SOURCE EXCERPT
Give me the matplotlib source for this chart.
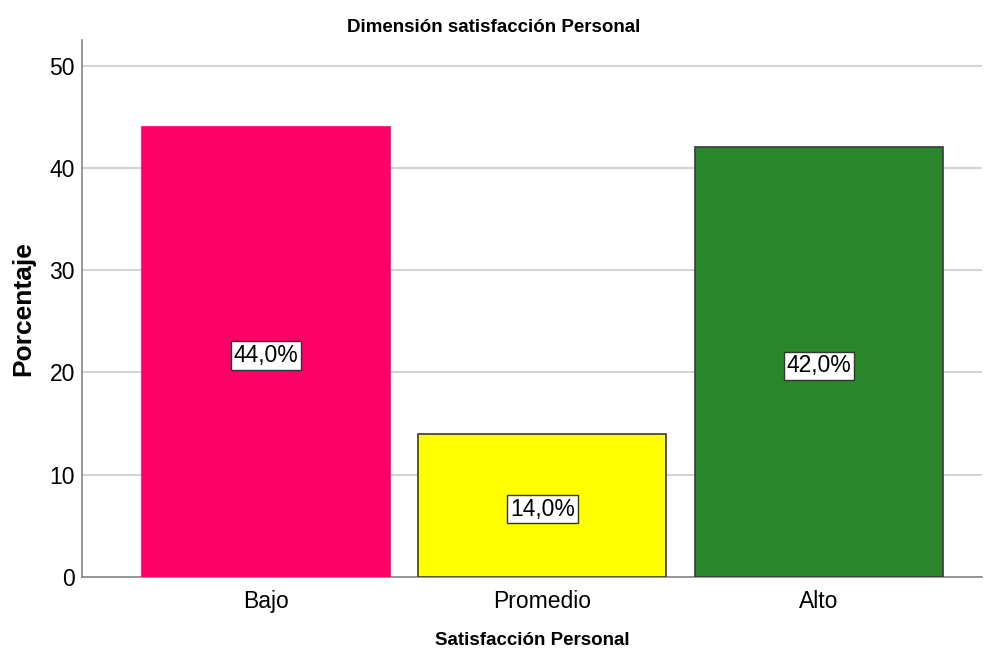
import matplotlib
matplotlib.use("Agg")
import matplotlib.pyplot as plt

categories = ["Bajo", "Promedio", "Alto"]
percentages = [44.0, 14.0, 42.0]
bar_colors = ["#FF0066", "#FFFF00", "#2A862A"]
edge_colors = ["#FF0066", "#3a3a3a", "#3a3a3a"]
yticks = [0, 10, 20, 30, 40, 50]

plt.rcParams['font.family'] = ['Liberation Sans', 'DejaVu Sans']

fig = plt.figure(figsize=(9.88, 6.55), dpi=100)
ax = fig.add_axes([0.083, 0.119, 0.911, 0.82])

x = range(len(categories))
ax.bar(x, percentages, width=0.897, color=bar_colors, edgecolor=edge_colors,
       linewidth=1.2, zorder=3)

for i, v in enumerate(percentages):
    ax.text(i, v / 2 - 0.35, ("%.1f%%" % v).replace(".", ","), ha="center", va="center",
            fontsize=16.5, zorder=4,
            bbox=dict(boxstyle="square,pad=0.12", facecolor="white",
                      edgecolor="#333333", linewidth=1))

ax.set_xlim(-0.665, 2.59)
ax.set_ylim(0, 52.5)
ax.set_yticks(yticks)
ax.set_xticks(list(x))
ax.set_xticklabels(categories)
ax.tick_params(axis="both", length=0, labelsize=16.5)
ax.tick_params(axis="x", pad=9)
ax.tick_params(axis="y", pad=5)
ax.yaxis.grid(True, color="#d4d4d4", linewidth=1.5, zorder=0)
ax.set_axisbelow(True)

for s in ["top", "right"]:
    ax.spines[s].set_visible(False)
for s in ["left", "bottom"]:
    ax.spines[s].set_color("#888888")
    ax.spines[s].set_linewidth(1.2)

ax.set_ylabel("Porcentaje", fontsize=19, fontweight="bold", labelpad=10)
ax.set_xlabel("Satisfacción Personal", fontsize=13.5, fontweight="bold", labelpad=14)
fig.text(0.5, 0.958, "Dimensión satisfacción Personal", ha="center", va="center",
         fontsize=13.5, fontweight="bold")

fig.savefig("out.png", dpi=100)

INSTRUCTIONS TO FOLLOW
Using the material above, set down every line exactly, but skip the pictures.

EXERCISE OUTPUT
Give me the matplotlib source for this chart.
import matplotlib
matplotlib.use("Agg")
import matplotlib.pyplot as plt

categories = ["Bajo", "Promedio", "Alto"]
percentages = [44.0, 14.0, 42.0]
bar_colors = ["#FF0066", "#FFFF00", "#2A862A"]
edge_colors = ["#FF0066", "#3a3a3a", "#3a3a3a"]
yticks = [0, 10, 20, 30, 40, 50]

plt.rcParams['font.family'] = ['Liberation Sans', 'DejaVu Sans']

fig = plt.figure(figsize=(9.88, 6.55), dpi=100)
ax = fig.add_axes([0.083, 0.119, 0.911, 0.82])

x = range(len(categories))
ax.bar(x, percentages, width=0.897, color=bar_colors, edgecolor=edge_colors,
       linewidth=1.2, zorder=3)

for i, v in enumerate(percentages):
    ax.text(i, v / 2 - 0.35, ("%.1f%%" % v).replace(".", ","), ha="center", va="center",
            fontsize=16.5, zorder=4,
            bbox=dict(boxstyle="square,pad=0.12", facecolor="white",
                      edgecolor="#333333", linewidth=1))

ax.set_xlim(-0.665, 2.59)
ax.set_ylim(0, 52.5)
ax.set_yticks(yticks)
ax.set_xticks(list(x))
ax.set_xticklabels(categories)
ax.tick_params(axis="both", length=0, labelsize=16.5)
ax.tick_params(axis="x", pad=9)
ax.tick_params(axis="y", pad=5)
ax.yaxis.grid(True, color="#d4d4d4", linewidth=1.5, zorder=0)
ax.set_axisbelow(True)

for s in ["top", "right"]:
    ax.spines[s].set_visible(False)
for s in ["left", "bottom"]:
    ax.spines[s].set_color("#888888")
    ax.spines[s].set_linewidth(1.2)

ax.set_ylabel("Porcentaje", fontsize=19, fontweight="bold", labelpad=10)
ax.set_xlabel("Satisfacción Personal", fontsize=13.5, fontweight="bold", labelpad=14)
fig.text(0.5, 0.958, "Dimensión satisfacción Personal", ha="center", va="center",
         fontsize=13.5, fontweight="bold")

fig.savefig("out.png", dpi=100)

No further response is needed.